During 2009 and 2010 photographer Brent Stirton spent a month in total documenting life in Timbuktu, Mali for National Geographic magazine.
“This is a modern essay on a legendary city, historically one of the wealthiest in Africa
and for centuries strictly forbidden to non-Muslims. Strategically
situated at the northern apex of the Niger River and the southern shore
of the Sahara Desert, for hundreds of years Timbuktu dominated the trade
for gold, ivory, and slaves from the African interior as well as
spices, cloth, and books brought by caravan from the Mediterranean
coast. It was a city of considerable scholarly endeavor. In the tenth
century Timbuktu contained one of the greatest universities in the
world.
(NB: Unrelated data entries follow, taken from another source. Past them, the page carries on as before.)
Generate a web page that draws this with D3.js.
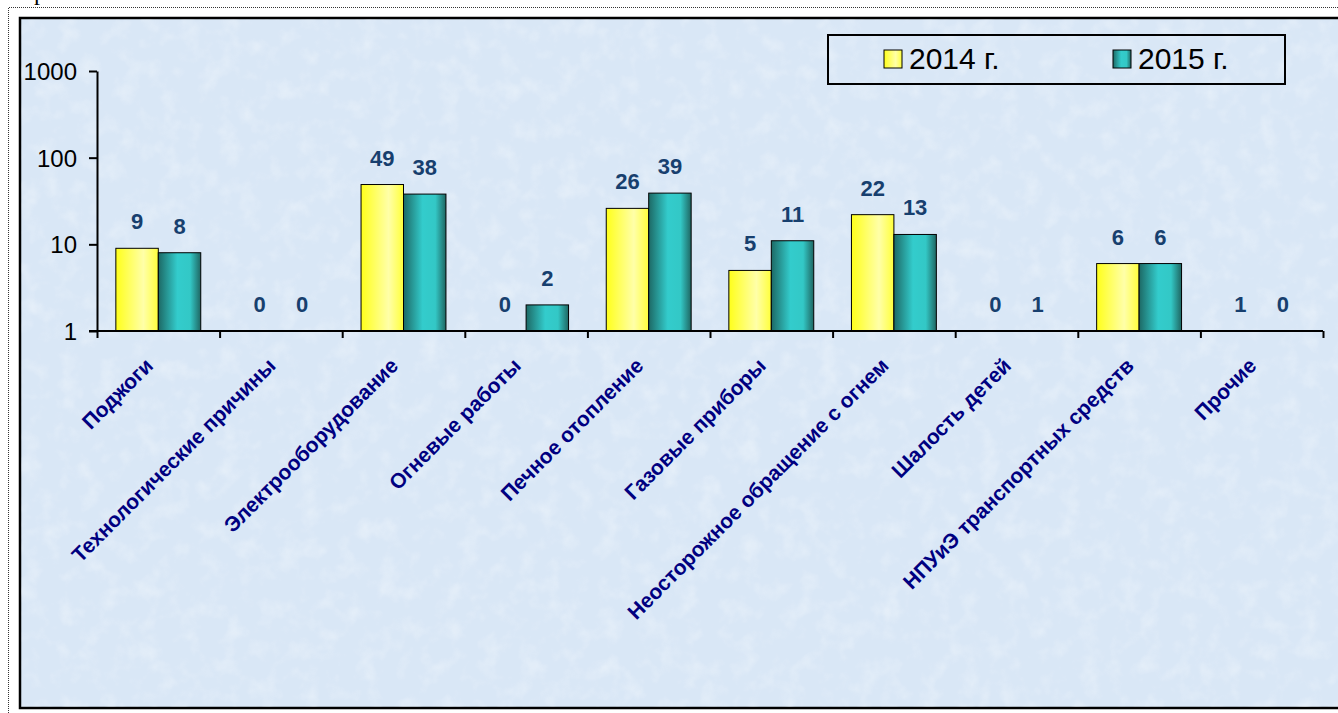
<!DOCTYPE html>
<html>
<head>
<meta charset="utf-8">
<script src="https://cdn.jsdelivr.net/npm/d3@7/dist/d3.min.js"></script>
<style>
  body { margin: 0; background: #ffffff; }
  svg { display: block; }
</style>
</head>
<body>
<script>
// chart data
var categories = ["Поджоги", "Технологические причины", "Электрооборудование",
                  "Огневые работы", "Печное отопление", "Газовые приборы",
                  "Неосторожное обращение с огнем", "Шалость детей",
                  "НПУиЭ транспортных средств", "Прочие"];
var seriesNames = ["2014 г.", "2015 г."];
var values2014 = [9, 0, 49, 0, 26, 5, 22, 0, 6, 1];
var values2015 = [8, 0, 38, 2, 39, 11, 13, 1, 6, 0];
var yTicks = [1, 10, 100, 1000];

// size of page and plot
var w = 1338;
var h = 713;
var plotLeft = 97;
var plotRight = 1323;
var plotTop = 71;
var plotBottom = 331;

var font = "'Liberation Sans', Arial, sans-serif";
var labelColor = "#173f6e";
var catColor = "#000080";

var svg = d3.select("body")
            .append("svg")
            .attr("width", w)
            .attr("height", h);

var defs = svg.append("defs");

// gradients for the bars
var yellow = defs.append("linearGradient").attr("id", "gYellow");
yellow.append("stop").attr("offset", "0%").attr("stop-color", "#ffff1a");
yellow.append("stop").attr("offset", "65%").attr("stop-color", "#ffffa8");
yellow.append("stop").attr("offset", "100%").attr("stop-color", "#ffff3a");

var teal = defs.append("linearGradient").attr("id", "gTeal");
teal.append("stop").attr("offset", "0%").attr("stop-color", "#1d6965");
teal.append("stop").attr("offset", "45%").attr("stop-color", "#33cccc");
teal.append("stop").attr("offset", "75%").attr("stop-color", "#33c8c6");
teal.append("stop").attr("offset", "100%").attr("stop-color", "#1f6662");

var fills = ["url(#gYellow)", "url(#gTeal)"];

// mottled paper texture
var noise = defs.append("filter").attr("id", "paper")
                .attr("x", 0).attr("y", 0).attr("width", "100%").attr("height", "100%");
noise.append("feTurbulence")
     .attr("type", "fractalNoise")
     .attr("baseFrequency", "0.05")
     .attr("numOctaves", 3)
     .attr("seed", 4);
noise.append("feColorMatrix")
     .attr("type", "matrix")
     .attr("values", "0 0 0 0 1  0 0 0 0 1  0 0 0 0 1  1.5 0 0 0 -0.7");

// text cut at the top of the page
svg.append("text")
   .attr("x", 34)
   .attr("y", 0)
   .attr("font-family", "'Liberation Serif', 'Times New Roman', serif")
   .attr("font-size", 24)
   .text("р");

// dotted page frame
svg.append("path")
   .attr("d", "M8.5," + h + "V7.5H" + w)
   .attr("fill", "none")
   .attr("stroke", "#333")
   .attr("stroke-width", 1)
   .attr("stroke-dasharray", "1,1");

// chart area
svg.append("rect")
   .attr("x", 20)
   .attr("y", 18)
   .attr("width", w + 10)
   .attr("height", 690)
   .attr("fill", "#d9e7f6")
   .attr("stroke", "#000")
   .attr("stroke-width", 2.5);

svg.append("rect")
   .attr("x", 21.5)
   .attr("y", 19.5)
   .attr("width", w)
   .attr("height", 687)
   .attr("filter", "url(#paper)")
   .attr("opacity", 0.45);

// scales
var y = d3.scaleLog()
          .domain([1, 1000])
          .range([plotBottom, plotTop]);

var x0 = d3.scaleBand()
           .domain(categories)
           .range([plotLeft, plotRight])
           .padding(0);

var x1 = d3.scaleBand()
           .domain(seriesNames)
           .range([0, x0.bandwidth()])
           .paddingInner(0)
           .paddingOuter(0.444);

var xTick = d3.scaleLinear()
              .domain([0, categories.length])
              .range([plotLeft, plotRight]);

// table for the bars
var table = categories.map(function(c, i) {
  return {cat: c, vals: [values2014[i], values2015[i]]};
});

// y axis
var yAxis = d3.axisLeft(y)
              .tickValues(yTicks)
              .tickFormat(d3.format("d"))
              .tickSize(8)
              .tickSizeOuter(0);

var gy = svg.append("g")
            .attr("transform", "translate(" + plotLeft + ",0)")
            .call(yAxis);
gy.select(".domain").attr("stroke-width", 2);
gy.selectAll(".tick line").attr("stroke-width", 2);
gy.selectAll(".tick text")
  .attr("x", -20)
  .attr("dy", "0.36em")
  .attr("font-family", font)
  .attr("font-size", 24)
  .attr("fill", "#000");

// bars
var groups = svg.selectAll(".group")
                .data(table)
                .enter()
                .append("g")
                .attr("class", "group")
                .attr("transform", function(d) {
                  return "translate(" + x0(d.cat) + ",0)";
                });

groups.selectAll("rect")
      .data(function(d) { return d.vals; })
      .enter()
      .append("rect")
      .attr("x", function(d, i) { return x1(seriesNames[i]); })
      .attr("width", x1.bandwidth())
      .attr("y", function(d) { return d > 1 ? y(d) : plotBottom; })
      .attr("height", function(d) { return d > 1 ? plotBottom - y(d) : 0; })
      .attr("fill", function(d, i) { return fills[i]; })
      .attr("stroke", "#000")
      .attr("stroke-width", 1);

// value labels
groups.selectAll(".val")
      .data(function(d) { return d.vals; })
      .enter()
      .append("text")
      .attr("class", "val")
      .attr("x", function(d, i) { return x1(seriesNames[i]) + x1.bandwidth() / 2; })
      .attr("y", function(d) { return (d > 1 ? y(d) : plotBottom) - 19; })
      .attr("text-anchor", "middle")
      .attr("font-family", font)
      .attr("font-size", 22)
      .attr("font-weight", "bold")
      .attr("fill", labelColor)
      .text(function(d) { return d; });

// x axis with ticks between categories
var xAxis = d3.axisBottom(xTick)
              .tickValues(d3.range(categories.length + 1))
              .tickFormat("")
              .tickSize(7)
              .tickSizeOuter(0);

var gx = svg.append("g")
            .attr("transform", "translate(0," + plotBottom + ")")
            .call(xAxis);
gx.select(".domain").remove();
gx.selectAll(".tick line").attr("stroke-width", 2);
gx.append("line")
  .attr("x1", plotLeft - 8)
  .attr("x2", plotRight)
  .attr("stroke", "#000")
  .attr("stroke-width", 2);

// rotated category labels
svg.selectAll(".cat")
   .data(categories)
   .enter()
   .append("text")
   .attr("class", "cat")
   .attr("transform", function(d) {
     return "translate(" + (x0(d) + x0.bandwidth() / 2 - 4) + "," + (plotBottom + 36) + ") rotate(-45)";
   })
   .attr("text-anchor", "end")
   .attr("font-family", font)
   .attr("font-size", 21)
   .attr("font-weight", "bold")
   .attr("fill", catColor)
   .text(function(d) { return d; });

// legend
var legend = svg.append("g");

legend.append("rect")
      .attr("x", 828)
      .attr("y", 35)
      .attr("width", 457)
      .attr("height", 49)
      .attr("fill", "none")
      .attr("stroke", "#000")
      .attr("stroke-width", 2);

var legendX = [884, 1113];

legend.selectAll(".sw")
      .data(seriesNames)
      .enter()
      .append("rect")
      .attr("class", "sw")
      .attr("x", function(d, i) { return legendX[i]; })
      .attr("y", 50)
      .attr("width", 18)
      .attr("height", 18)
      .attr("fill", function(d, i) { return fills[i]; })
      .attr("stroke", "#000")
      .attr("stroke-width", 1);

legend.selectAll(".lt")
      .data(seriesNames)
      .enter()
      .append("text")
      .attr("class", "lt")
      .attr("x", function(d, i) { return legendX[i] + 25; })
      .attr("y", 69)
      .attr("font-family", font)
      .attr("font-size", 30)
      .attr("fill", "#000")
      .text(function(d) { return d; });
</script>
</body>
</html>
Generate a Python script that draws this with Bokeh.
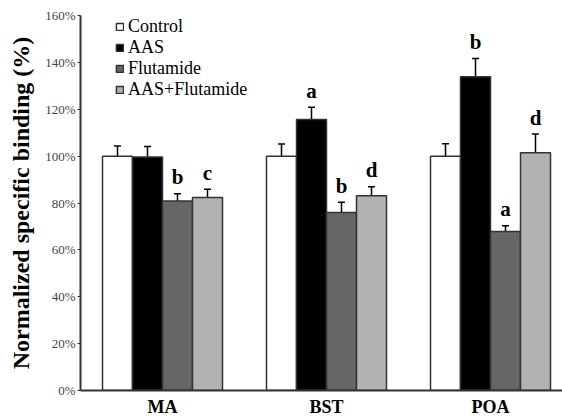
from bokeh.plotting import figure
from bokeh.models import (ColumnDataSource, Legend, LegendItem, Whisker, TeeHead,
                          FixedTicker, PrintfTickFormatter, Range1d)
from bokeh.core.properties import value
from bokeh.embed import file_html
from bokeh.resources import INLINE

categories = ["MA", "BST", "POA"]
series = ["Control", "AAS", "Flutamide", "AAS+Flutamide"]
control = [100.0, 100.0, 100.0]
control_err = [4.3, 5.2, 5.3]
aas = [99.6, 115.6, 133.9]
aas_err = [4.5, 5.3, 7.8]
flutamide = [80.9, 76.0, 67.8]
flutamide_err = [3.0, 4.3, 2.5]
aas_flutamide = [82.4, 83.1, 101.4]
aas_flutamide_err = [3.5, 3.8, 8.0]
letters_control = ["", "", ""]
letters_aas = ["", "a", "b"]
letters_flutamide = ["b", "b", "a"]
letters_aas_flutamide = ["c", "d", "d"]
y_ticks = [0, 20, 40, 60, 80, 100, 120, 140, 160]

values = [control, aas, flutamide, aas_flutamide]
errors = [control_err, aas_err, flutamide_err, aas_flutamide_err]
letters = [letters_control, letters_aas, letters_flutamide, letters_aas_flutamide]
fills = ["#ffffff", "#000000", "#666666", "#b2b2b2"]

SERIF = "Liberation Serif"
bw = 30 / 164
offsets = [-1.5 * bw, -0.5 * bw, 0.5 * bw, 1.5 * bw]

p = figure(width=562, height=419, output_backend="svg", toolbar_location=None,
           x_range=Range1d(-0.5, 2.439), y_range=Range1d(0, 160),
           min_border_left=80, min_border_right=0, min_border_top=15, min_border_bottom=26)
p.outline_line_color = None
p.xgrid.grid_line_color = None
p.ygrid.grid_line_color = None
p.background_fill_color = "white"
p.border_fill_color = "white"

items = []
for i, name in enumerate(series):
    xs = [g + offsets[i] for g in range(len(categories))]
    tops = values[i]
    caps = [t + e for t, e in zip(tops, errors[i])]
    src = ColumnDataSource(dict(x=xs, top=tops, cap=caps,
                                ly=[c + 7 for c in caps], lab=letters[i]))
    r = p.vbar(x="x", top="top", bottom=0, width=bw, source=src,
               fill_color=fills[i], line_color="#333333", line_width=1.5)
    items.append(LegendItem(label=name, renderers=[r]))
    w = Whisker(base="x", lower="top", upper="cap", source=src,
                line_color="black", line_width=1.5,
                lower_head=None, upper_head=TeeHead(size=7, line_color="black", line_width=1.5))
    p.add_layout(w)
    p.text(x="x", y="ly", text="lab", source=src, text_align="center",
           text_baseline="alphabetic", text_font=value(SERIF), text_font_style="bold",
           text_font_size="21px", text_color="black")

legend = Legend(items=items, location=(35, 290), orientation="vertical",
                glyph_width=9, glyph_height=9, label_height=20, spacing=0, padding=0,
                margin=0, label_standoff=4,
                label_text_font=SERIF, label_text_font_size="18px", label_text_color="black",
                border_line_color=None, background_fill_alpha=0)
p.add_layout(legend, "center")

# y axis
p.yaxis.ticker = FixedTicker(ticks=y_ticks)
p.yaxis.formatter = PrintfTickFormatter(format="%d%%")
p.yaxis.major_label_text_font = SERIF
p.yaxis.major_label_text_font_size = "13px"
p.yaxis.major_label_text_color = "#444444"
p.yaxis.major_tick_in = 0
p.yaxis.major_tick_out = 3
p.yaxis.minor_tick_line_color = None
p.yaxis.axis_line_color = "#333333"
p.yaxis.axis_line_width = 2
p.yaxis.major_tick_line_color = "#333333"
p.yaxis.major_label_standoff = 2
p.yaxis.axis_label = "Normalized specific binding (%)"
p.yaxis.axis_label_text_font = SERIF
p.yaxis.axis_label_text_font_style = "bold"
p.yaxis.axis_label_text_font_size = "24px"
p.yaxis.axis_label_text_color = "black"
p.yaxis.axis_label_standoff = 8

# x axis
p.xaxis.ticker = FixedTicker(ticks=list(range(len(categories))))
p.xaxis.major_label_overrides = {i: c for i, c in enumerate(categories)}
p.xaxis.major_label_text_font = SERIF
p.xaxis.major_label_text_font_style = "bold"
p.xaxis.major_label_text_font_size = "18px"
p.xaxis.major_label_text_color = "black"
p.xaxis.major_tick_line_color = None
p.xaxis.minor_tick_line_color = None
p.xaxis.major_tick_in = 0
p.xaxis.major_tick_out = 0
p.xaxis.major_label_standoff = 6
p.xaxis.axis_line_color = "#333333"
p.xaxis.axis_line_width = 2

open("out.html", "w").write(file_html(p, INLINE))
It was home to hundreds of learned tutors, who maintained
extensive libraries of manuscripts concerning history, science,
religion, literature and the study of the Koran. . As its wealth grew,
the city erected grand mosques, attracting scholars who, in turn, formed
academies and imported books from throughout the Islamic world. As a
result, fragments of the Arabian Nights, Moorish love poetry, and
Koranic commentaries from Mecca mingled with narratives of court
intrigues and military adventures of mighty African kingdoms.
Today’s Timbuktu is a very different place, a dusty footnote in northern Mali,
the last major settlement on the edge of a vast Saharan wasteland. But
amid claybrick buildings, Timbuktu scholars are once
again piecing together the African
history that once filled vast libraries in the city’s heyday. There is
also a darker side to modern city, drug
cartels, which smuggle cocaine through the desert to the Mediterranean
coast and on to Europe.
According to Interpol, some $2.2 billion worth of cocaine is funneled
annually through the region. At the center of this tumult are the
Tuareg, the turbaned nomads who have inhabited this part of the Sahara
for centuries. For much of the last three years, Tuareg groups in Mali
and Niger waged violent rebellions against their respective governments,
seeking a greater voice in how their lands and resources are
administered. Though a peace deal was brokered earlier this year, the
conflict has left much of the region impoverished and awash in weapons
and unemployed former fighters. Observers in the region worry that many
of these young men could fall under the sway of AQIM and the cartels.”